Run parallel backtests:
# Original: US market, yfinance data, 2020-2024
python backtest.py --config original_us.yaml --output results_original.json
# Modified: same US market, same period, but using your new adapters
python backtest.py --config modified_us.yaml --output results_modified.json
# Compare
python compare_results.py results_original.json results_modified.jsonIf the results match on US data with your new adapter code, you haven’t broken anything. Only then switch to your target market data.
Common failure modes I’ve hit:
- Off-by-one on dates: Your adapter returns data for trading days only, but the original included weekends as NaN rows. The model trained on a different row count.

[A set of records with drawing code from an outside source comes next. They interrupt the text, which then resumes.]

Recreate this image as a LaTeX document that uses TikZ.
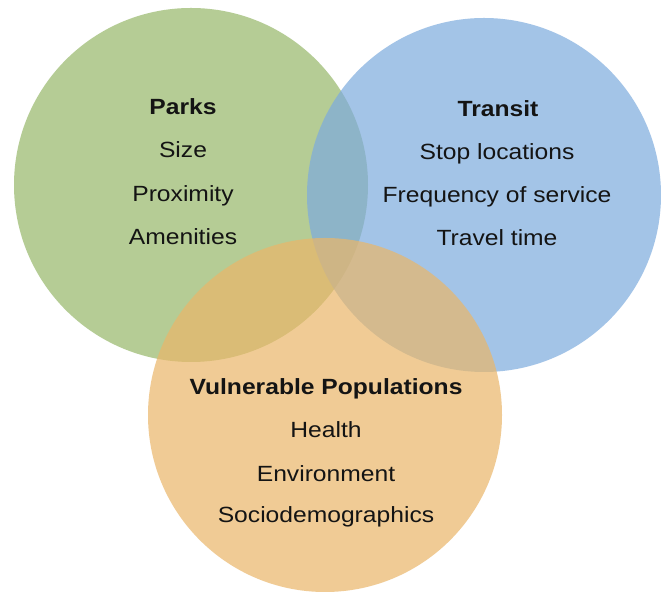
\documentclass[tikz,border=0pt]{standalone}
\usepackage{fontspec}
\setmainfont{Liberation Sans}[FakeStretch=1.12]
\definecolor{parkgreen}{RGB}{181,204,149}
\definecolor{transitblue}{RGB}{125,171,222}
\definecolor{vulnorange}{RGB}{234,182,105}
\definecolor{textdark}{RGB}{20,20,20}
\begin{document}
\begin{tikzpicture}[x=1pt,y=1pt,
  venn/.style={circle, draw=none, minimum size=354pt, inner sep=0pt},
  txt/.style={anchor=base, inner sep=0pt, font=\fontsize{22}{26}\selectfont, text=textdark},
  head/.style={txt, font=\fontsize{22}{26}\selectfont\bfseries}]
\useasboundingbox (0,0) rectangle (661,593);
\fill[white] (0,0) rectangle (661,593);
\node[venn, fill=parkgreen] (parks) at (191,408) {};
\node[venn, fill=transitblue, fill opacity=0.7] (transit) at (484,398) {};
\node[venn, fill=vulnorange, fill opacity=0.7] (vuln) at (325,178) {};
% Parks
\node[head] (parksT) at (183,478) {Parks};
\node[txt] (size) at (183,435) {Size};
\node[txt] (prox) at (183,391.5) {Proximity};
\node[txt] (amen) at (183,348.5) {Amenities};
% Transit
\node[head] (transitT) at (498,476) {Transit};
\node[txt] (stop) at (497,433) {Stop locations};
\node[txt] (freq) at (497,390) {Frequency of service};
\node[txt] (travel) at (497,347) {Travel time};
% Vulnerable Populations
\node[head] (vulnT) at (326,198) {Vulnerable Populations};
\node[txt] (health) at (326,155) {Health};
\node[txt] (env) at (326,111.5) {Environment};
\node[txt] (socio) at (326,70) {Sociodemographics};
\end{tikzpicture}
\end{document}
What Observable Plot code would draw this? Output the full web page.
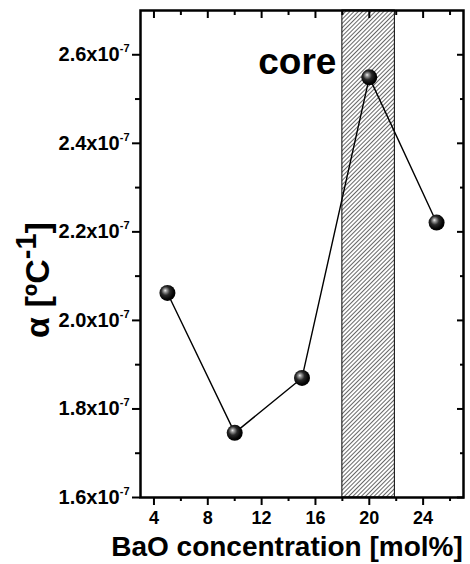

- Timezone mismatch: Daily bars timestamped at midnight UTC vs midnight local time. A one-day shift in training labels.
- Volume units: Some providers report volume in lots (100 shares), others in individual shares. A 100x error in volume-based features.
The Rule: Fork, Adapt, Test Incrementally
Don’t rewrite the system. Don’t “improve” the architecture while you’re adapting it. Change one thing, verify it works, commit, move to the next change.
The order matters: data adapter first (everything depends on data), then calendar, then currency, then regulations. Each step is independently testable. If your calendar change breaks the backtest, you know exactly where to look.
I made the mistake of changing three things at once during my first adaptation. Spent two days debugging a P&L discrepancy that turned out to be a volume-unit mismatch hidden by a calendar bug. One change at a time. Always.